Are Computers Exempt in Chapter 7 Bankruptcy?
- A Chapter 7 bankruptcy is generally the fastest and most straightforward form of bankruptcy. Your bankruptcy can be granted and your debts discharged within four to six motnhs months of the time that you file your case. Once your case is completed, your dischargeable debt is no longer your responsibility, and you can begin to rebuild your finances.
- The downside to a Chapter 7 bankruptcy is that if you have any savings, investments or own anything of value, they must be sold or liquidated to provide some compensation to your creditors. When you file for bankruptcy, your bankruptcy trustee will ask for a list of your assets and will handle their sale and liquidation, and then make the appropriate payments to your creditors.
- To prevent people who are going through bankruptcy from losing everything they own, federal and state laws exempt some property and assets from liquidation.

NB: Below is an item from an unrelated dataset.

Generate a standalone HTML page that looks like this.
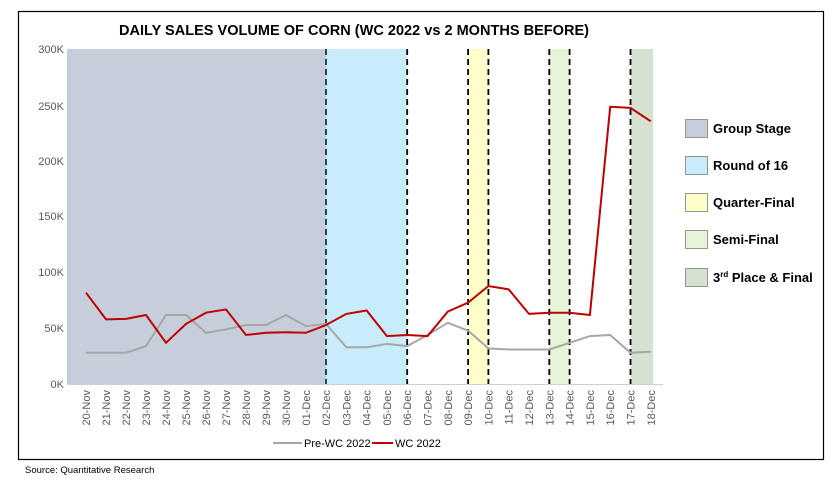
<!DOCTYPE html>
<html><head><meta charset="utf-8"><style>
body{margin:0;background:#fff;}
svg{display:block;font-family:"Liberation Sans",sans-serif;}
</style></head><body>
<svg width="833" height="486" viewBox="0 0 833 486">
<rect x="18.5" y="11.5" width="805" height="448" fill="#fff" stroke="#000" stroke-width="1.2"/>
<text x="119" y="35" textLength="470" lengthAdjust="spacingAndGlyphs" font-size="14.5" font-weight="bold" fill="#000">DAILY SALES VOLUME OF CORN (WC 2022 vs 2 MONTHS BEFORE)</text>
<rect x="67" y="49" width="259" height="335" fill="#c7cedb"/>
<rect x="326" y="49" width="81" height="335" fill="#c9ecfa"/>
<rect x="468" y="49" width="21" height="335" fill="#ffffcc"/>
<rect x="549" y="49" width="21" height="335" fill="#e6f4da"/>
<rect x="631" y="49" width="22" height="335" fill="#d6e2d1"/>
<g stroke="#000" stroke-width="1.8" stroke-dasharray="6,4">
<line x1="326" y1="49" x2="326" y2="384" stroke="#1a3347"/>
<line x1="407.2" y1="49" x2="407.2" y2="384"/>
<line x1="468.1" y1="49" x2="468.1" y2="384"/>
<line x1="488.4" y1="49" x2="488.4" y2="384"/>
<line x1="549.3" y1="49" x2="549.3" y2="384"/>
<line x1="569.6" y1="49" x2="569.6" y2="384"/>
<line x1="630.5" y1="49" x2="630.5" y2="384"/>
</g>
<line x1="67" y1="384.5" x2="663" y2="384.5" stroke="#d0d0d0" stroke-width="1"/>
<g font-size="11" fill="#595959" text-anchor="end">
<text x="64" y="53">300K</text><text x="64" y="110">250K</text><text x="64" y="165">200K</text>
<text x="64" y="220">150K</text><text x="64" y="276">100K</text><text x="64" y="332">50K</text><text x="64" y="388">0K</text>
</g>
<polyline fill="none" stroke="#a6a6a6" stroke-width="2" points="86,352.8 106,352.8 126,352.8 146,346.1 166,315 186,315 206,332.8 226,329.4 246,325 266,325 286,315 306,326.1 326,323.9 346.3,347.3 366.6,347.3 386.9,343.9 407.2,346.1 427.5,335 447.8,322.8 468.1,330.6 488.4,348.4 508.7,349.5 529,349.5 549.3,349.5 569.6,342.8 589.9,336.1 610.2,335 630.5,352.8 650.8,351.7"/>
<polyline fill="none" stroke="#c00000" stroke-width="2" points="86,292.7 106,319.4 126,318.9 146,315 166,342.8 186,323.9 206,312.7 226,309.4 246,335 266,332.8 286,332.2 306,332.8 326,325 346.3,313.9 366.6,310.5 386.9,336.1 407.2,335 427.5,336.1 447.8,311.6 468.1,302.7 488.4,286 508.7,289.4 529,313.9 549.3,312.7 569.6,312.7 589.9,315 610.2,106.8 630.5,107.9 650.8,121.3"/>
<g font-size="11" fill="#595959" text-anchor="end">
<text transform="translate(90,390) rotate(-90)">20-Nov</text>
<text transform="translate(110,390) rotate(-90)">21-Nov</text>
<text transform="translate(130,390) rotate(-90)">22-Nov</text>
<text transform="translate(150,390) rotate(-90)">23-Nov</text>
<text transform="translate(170,390) rotate(-90)">24-Nov</text>
<text transform="translate(190,390) rotate(-90)">25-Nov</text>
<text transform="translate(210,390) rotate(-90)">26-Nov</text>
<text transform="translate(230,390) rotate(-90)">27-Nov</text>
<text transform="translate(250,390) rotate(-90)">28-Nov</text>
<text transform="translate(270,390) rotate(-90)">29-Nov</text>
<text transform="translate(290,390) rotate(-90)">30-Nov</text>
<text transform="translate(310,390) rotate(-90)">01-Dec</text>
<text transform="translate(330,390) rotate(-90)">02-Dec</text>
<text transform="translate(350.3,390) rotate(-90)">03-Dec</text>
<text transform="translate(370.6,390) rotate(-90)">04-Dec</text>
<text transform="translate(390.9,390) rotate(-90)">05-Dec</text>
<text transform="translate(411.2,390) rotate(-90)">06-Dec</text>
<text transform="translate(431.5,390) rotate(-90)">07-Dec</text>
<text transform="translate(451.8,390) rotate(-90)">08-Dec</text>
<text transform="translate(472.1,390) rotate(-90)">09-Dec</text>
<text transform="translate(492.4,390) rotate(-90)">10-Dec</text>
<text transform="translate(512.7,390) rotate(-90)">11-Dec</text>
<text transform="translate(533,390) rotate(-90)">12-Dec</text>
<text transform="translate(553.3,390) rotate(-90)">13-Dec</text>
<text transform="translate(573.6,390) rotate(-90)">14-Dec</text>
<text transform="translate(593.9,390) rotate(-90)">15-Dec</text>
<text transform="translate(614.2,390) rotate(-90)">16-Dec</text>
<text transform="translate(634.5,390) rotate(-90)">17-Dec</text>
<text transform="translate(654.8,390) rotate(-90)">18-Dec</text>
</g>
<line x1="273" y1="443" x2="302" y2="443" stroke="#a6a6a6" stroke-width="2"/>
<text x="304" y="447" font-size="11" fill="#000">Pre-WC 2022</text>
<line x1="372" y1="443" x2="393" y2="443" stroke="#c00000" stroke-width="2"/>
<text x="395" y="447" font-size="11" fill="#000">WC 2022</text>
<text x="25" y="473" font-size="9.5" fill="#000">Source: Quantitative Research</text>
<g stroke="#7f7f7f" stroke-width="0.8">
<rect x="685.5" y="119.5" width="22" height="18" fill="#c7cedb"/>
<rect x="685.5" y="156.5" width="22" height="18" fill="#c9ecfa"/>
<rect x="685.5" y="193.5" width="22" height="18" fill="#ffffcc"/>
<rect x="685.5" y="230.5" width="22" height="18" fill="#e6f4da"/>
<rect x="685.5" y="268.5" width="22" height="18" fill="#d6e2d1"/>
</g>
<g font-size="13" font-weight="bold" fill="#000">
<text x="713" y="133">Group Stage</text>
<text x="713" y="170">Round of 16</text>
<text x="713" y="207">Quarter-Final</text>
<text x="713" y="244">Semi-Final</text>
<text x="713" y="282">3<tspan font-size="8" dy="-5">rd</tspan><tspan dy="5"> Place &amp; Final</tspan></text>
</g>
</svg>
</body></html>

These laws can be quite specific, though some states also grant you a "wildcard" exemption that allows you to keep any property or assets that you choose up to a certain value. You can use these exemptions to keep your computers, although you may have to give up other items or assets.
- Some states provide a special exemption for "tools of the trade." A tool of the trade would be any item that you need to run a your business or do your job. Depending on their value, you may be able to keep your computers under this exemption, providing that you use them to earn money.
- If you need to file for bankruptcy and are concerned that you won't be able to keep your computers, you should ask your lawyer about Chapter 13 bankruptcy. In Chapter 13, you'll enter into a repayment plan that lasts several years, with the balance of your debt discharged after you complete your plan. While this is a slower way of dealing with your debt, it has several advantages, including the fact that you won't have to turn over any of your property, including your computers. In addition, Chapter 13 bankruptcies often come off your credit reports three years earlier than Chapter 7 bankruptcies.